Understanding how fields of study converge
Whittle’s integrated approach to STEM, in which we teach across the traditional science disciplines and incorporate technology, engineering, and math, provides students with a powerful way to learn about the rich interconnectedness of STEM content.
If you look at the growing technical fields out there, you’ll notice that they’re interdisciplinary: bioinformatics, geoengineering, biophysics, nanomedicine, and the like. We believe there’s power in learning STEM content this way; for example, a complex life sciences topic such as cellular membrane transport requires an understanding of content traditionally segregated into other science disciplines, such as electric potential energy, thermodynamics, and the chemistry of ionic compounds, among other topics. Instead of keeping those topics in silos, our approach will help students understand and appreciate how all of these concepts relate and connect.
In addition to the content of STEM, we’re equally intentional about the context of our students’ learning experiences, which takes me back to the car ride with my kids and their friends. Whittle’s project-based curriculum opens the doors to student creativity and, in the hands of skilled teachers, allows for access to the rich world of ideas within the STEM disciplines.
In a classroom setting, I might have extended the discussion of alarm clocks into a project where the kids would use the design thinking process to identify challenges, conduct research, generate more ideas, use our engineering design labs to build prototypes, and then refine and reiterate their processes until they come up with something new and interesting. Along the way, they might have opportunities to learn about mechanical systems, basic electronics, and any number of other STEM topics. (Physics of Nerf guns, anyone?)

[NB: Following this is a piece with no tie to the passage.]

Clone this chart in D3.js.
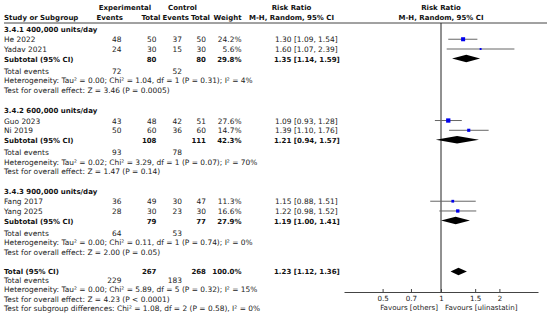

Encouraging an attitude of innovation
To me, this is the crucial element that sets the Whittle School apart. Plenty of schools do a great job of teaching the content, but they don’t always pay attention to the totality of their students’ experiences or the context of their learning. Without this, learning experiences aren’t as meaningful, purposeful, or deep.
Our projects allow us to situate student learning experiences in real-world contexts, which helps our students understand how the topics they’re investigating relate to their lives and to real issues and challenges the world faces today. Most importantly, it lets them use the practices of science and engineering to design and build solutions to those challenges.
By simultaneously integrating our STEM content into an interdisciplinary progression and working deliberately to allow for powerful contextual learning, we’ll help students develop deep mastery of STEM skills and concepts. We’ll also empower them to make a difference and take action by designing solutions to real challenges that face the world by cultivating their innate senses of wonder and curiosity about the world and how it works.